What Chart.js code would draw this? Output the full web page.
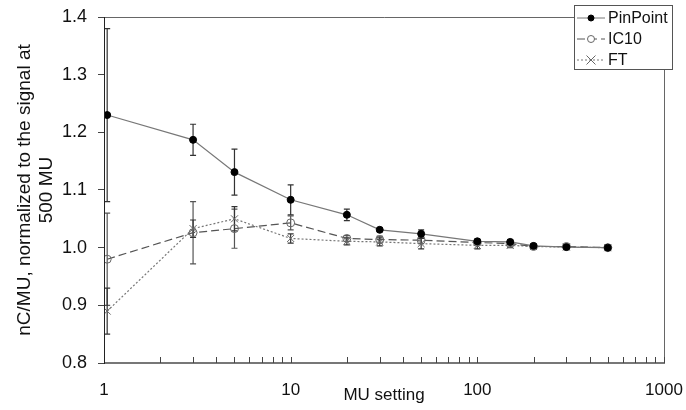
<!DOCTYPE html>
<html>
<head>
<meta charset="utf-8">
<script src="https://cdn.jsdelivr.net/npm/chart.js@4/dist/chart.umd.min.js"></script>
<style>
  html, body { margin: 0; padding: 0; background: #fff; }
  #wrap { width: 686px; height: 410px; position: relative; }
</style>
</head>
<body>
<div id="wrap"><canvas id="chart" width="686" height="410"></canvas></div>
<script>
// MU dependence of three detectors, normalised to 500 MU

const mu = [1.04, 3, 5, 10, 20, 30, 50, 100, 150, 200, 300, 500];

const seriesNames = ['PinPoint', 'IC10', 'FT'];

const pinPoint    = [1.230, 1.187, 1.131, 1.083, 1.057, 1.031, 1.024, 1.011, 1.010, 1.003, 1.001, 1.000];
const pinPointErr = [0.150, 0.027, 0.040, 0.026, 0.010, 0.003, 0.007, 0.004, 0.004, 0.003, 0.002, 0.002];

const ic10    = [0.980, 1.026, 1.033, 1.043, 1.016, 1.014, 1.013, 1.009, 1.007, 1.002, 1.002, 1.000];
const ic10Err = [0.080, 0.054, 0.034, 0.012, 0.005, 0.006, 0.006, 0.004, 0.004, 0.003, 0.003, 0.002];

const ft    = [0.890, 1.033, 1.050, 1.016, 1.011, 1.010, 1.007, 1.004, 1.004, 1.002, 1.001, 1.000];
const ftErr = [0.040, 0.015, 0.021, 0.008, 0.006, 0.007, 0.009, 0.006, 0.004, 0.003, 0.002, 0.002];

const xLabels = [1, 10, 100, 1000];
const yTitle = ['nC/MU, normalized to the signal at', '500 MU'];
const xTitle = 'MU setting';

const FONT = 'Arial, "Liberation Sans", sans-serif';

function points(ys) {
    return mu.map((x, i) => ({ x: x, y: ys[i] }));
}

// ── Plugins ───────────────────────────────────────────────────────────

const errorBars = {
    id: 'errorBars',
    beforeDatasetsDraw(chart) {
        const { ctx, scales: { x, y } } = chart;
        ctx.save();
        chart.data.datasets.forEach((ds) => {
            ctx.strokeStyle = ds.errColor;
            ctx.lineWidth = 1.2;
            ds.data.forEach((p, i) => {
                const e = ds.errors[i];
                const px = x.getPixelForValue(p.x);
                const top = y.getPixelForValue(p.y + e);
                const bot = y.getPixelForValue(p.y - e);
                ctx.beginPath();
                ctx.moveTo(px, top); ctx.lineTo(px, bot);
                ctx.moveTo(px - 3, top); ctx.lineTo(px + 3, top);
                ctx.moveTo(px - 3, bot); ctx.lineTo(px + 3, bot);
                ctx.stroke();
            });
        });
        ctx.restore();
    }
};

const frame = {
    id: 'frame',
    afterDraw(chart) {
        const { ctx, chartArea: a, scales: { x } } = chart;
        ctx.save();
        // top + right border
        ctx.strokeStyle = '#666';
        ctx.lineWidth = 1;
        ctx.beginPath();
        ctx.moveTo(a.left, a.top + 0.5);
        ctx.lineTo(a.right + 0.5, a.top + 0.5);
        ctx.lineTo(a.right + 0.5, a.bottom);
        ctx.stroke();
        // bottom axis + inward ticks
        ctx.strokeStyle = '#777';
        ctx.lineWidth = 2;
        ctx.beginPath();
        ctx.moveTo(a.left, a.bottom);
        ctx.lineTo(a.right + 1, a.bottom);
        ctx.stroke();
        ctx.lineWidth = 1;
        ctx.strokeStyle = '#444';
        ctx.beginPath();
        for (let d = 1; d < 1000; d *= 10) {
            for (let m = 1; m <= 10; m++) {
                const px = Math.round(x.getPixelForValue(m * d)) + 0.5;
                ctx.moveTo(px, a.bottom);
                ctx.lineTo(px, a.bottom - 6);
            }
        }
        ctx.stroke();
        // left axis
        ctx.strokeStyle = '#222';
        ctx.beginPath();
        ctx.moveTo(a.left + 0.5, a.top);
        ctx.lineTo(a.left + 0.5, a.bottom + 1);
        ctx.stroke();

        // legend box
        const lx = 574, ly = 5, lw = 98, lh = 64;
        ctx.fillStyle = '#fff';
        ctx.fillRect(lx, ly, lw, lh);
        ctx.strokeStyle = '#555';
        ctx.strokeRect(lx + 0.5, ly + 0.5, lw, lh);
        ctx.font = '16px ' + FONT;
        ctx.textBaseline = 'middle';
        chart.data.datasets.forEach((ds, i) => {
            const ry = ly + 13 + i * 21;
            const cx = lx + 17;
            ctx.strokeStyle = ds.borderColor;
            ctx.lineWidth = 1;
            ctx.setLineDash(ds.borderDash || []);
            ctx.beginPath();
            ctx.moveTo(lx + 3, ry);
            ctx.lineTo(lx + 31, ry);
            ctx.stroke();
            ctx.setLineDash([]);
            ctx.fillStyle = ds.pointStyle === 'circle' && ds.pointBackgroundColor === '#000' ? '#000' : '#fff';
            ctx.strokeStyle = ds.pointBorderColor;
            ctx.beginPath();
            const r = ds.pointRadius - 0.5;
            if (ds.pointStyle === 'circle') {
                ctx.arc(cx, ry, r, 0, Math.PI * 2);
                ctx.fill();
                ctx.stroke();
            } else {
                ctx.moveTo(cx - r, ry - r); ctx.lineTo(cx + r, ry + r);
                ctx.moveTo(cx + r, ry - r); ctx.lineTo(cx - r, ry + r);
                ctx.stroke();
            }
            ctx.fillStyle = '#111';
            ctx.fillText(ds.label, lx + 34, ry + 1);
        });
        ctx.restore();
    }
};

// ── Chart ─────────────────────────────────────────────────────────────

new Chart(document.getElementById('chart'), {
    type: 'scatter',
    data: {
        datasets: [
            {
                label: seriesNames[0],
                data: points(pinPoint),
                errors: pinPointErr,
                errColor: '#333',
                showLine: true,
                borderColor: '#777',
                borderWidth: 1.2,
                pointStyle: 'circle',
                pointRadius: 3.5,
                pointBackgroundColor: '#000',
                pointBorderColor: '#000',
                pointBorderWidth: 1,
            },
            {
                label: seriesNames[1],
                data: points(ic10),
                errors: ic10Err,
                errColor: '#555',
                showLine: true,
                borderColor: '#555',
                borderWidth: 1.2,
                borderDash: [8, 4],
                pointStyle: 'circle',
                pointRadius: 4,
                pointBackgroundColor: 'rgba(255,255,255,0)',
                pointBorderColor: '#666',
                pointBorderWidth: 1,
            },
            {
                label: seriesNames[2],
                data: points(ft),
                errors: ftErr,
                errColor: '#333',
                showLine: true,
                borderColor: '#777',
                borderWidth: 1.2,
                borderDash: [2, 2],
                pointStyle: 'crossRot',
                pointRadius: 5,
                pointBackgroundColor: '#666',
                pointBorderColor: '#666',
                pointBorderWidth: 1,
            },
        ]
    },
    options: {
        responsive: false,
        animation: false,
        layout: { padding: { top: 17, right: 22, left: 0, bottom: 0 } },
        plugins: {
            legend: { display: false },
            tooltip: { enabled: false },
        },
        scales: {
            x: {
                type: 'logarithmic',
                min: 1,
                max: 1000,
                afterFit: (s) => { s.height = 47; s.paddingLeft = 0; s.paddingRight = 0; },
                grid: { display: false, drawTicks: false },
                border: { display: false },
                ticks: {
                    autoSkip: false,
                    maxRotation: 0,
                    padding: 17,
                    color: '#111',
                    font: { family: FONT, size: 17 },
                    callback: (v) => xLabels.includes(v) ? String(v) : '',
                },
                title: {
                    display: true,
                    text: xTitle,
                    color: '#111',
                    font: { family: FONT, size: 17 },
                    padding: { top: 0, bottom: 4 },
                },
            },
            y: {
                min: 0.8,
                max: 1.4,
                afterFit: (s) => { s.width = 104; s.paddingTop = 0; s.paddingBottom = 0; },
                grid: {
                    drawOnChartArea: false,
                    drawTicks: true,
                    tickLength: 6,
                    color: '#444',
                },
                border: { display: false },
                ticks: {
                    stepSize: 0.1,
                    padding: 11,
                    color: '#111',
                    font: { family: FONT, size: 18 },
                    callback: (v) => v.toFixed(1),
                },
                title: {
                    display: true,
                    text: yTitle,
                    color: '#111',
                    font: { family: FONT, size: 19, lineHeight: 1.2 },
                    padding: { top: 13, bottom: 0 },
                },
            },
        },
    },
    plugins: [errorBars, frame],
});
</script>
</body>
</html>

Written task: Copy nothing but the lines from the top of the data down to the line containing "0.003, 0.003, 0.002];", and leave the pictures out.

The answer:
What Chart.js code would draw this? Output the full web page.
<!DOCTYPE html>
<html>
<head>
<meta charset="utf-8">
<script src="https://cdn.jsdelivr.net/npm/chart.js@4/dist/chart.umd.min.js"></script>
<style>
  html, body { margin: 0; padding: 0; background: #fff; }
  #wrap { width: 686px; height: 410px; position: relative; }
</style>
</head>
<body>
<div id="wrap"><canvas id="chart" width="686" height="410"></canvas></div>
<script>
// MU dependence of three detectors, normalised to 500 MU

const mu = [1.04, 3, 5, 10, 20, 30, 50, 100, 150, 200, 300, 500];

const seriesNames = ['PinPoint', 'IC10', 'FT'];

const pinPoint    = [1.230, 1.187, 1.131, 1.083, 1.057, 1.031, 1.024, 1.011, 1.010, 1.003, 1.001, 1.000];
const pinPointErr = [0.150, 0.027, 0.040, 0.026, 0.010, 0.003, 0.007, 0.004, 0.004, 0.003, 0.002, 0.002];

const ic10    = [0.980, 1.026, 1.033, 1.043, 1.016, 1.014, 1.013, 1.009, 1.007, 1.002, 1.002, 1.000];
const ic10Err = [0.080, 0.054, 0.034, 0.012, 0.005, 0.006, 0.006, 0.004, 0.004, 0.003, 0.003, 0.002];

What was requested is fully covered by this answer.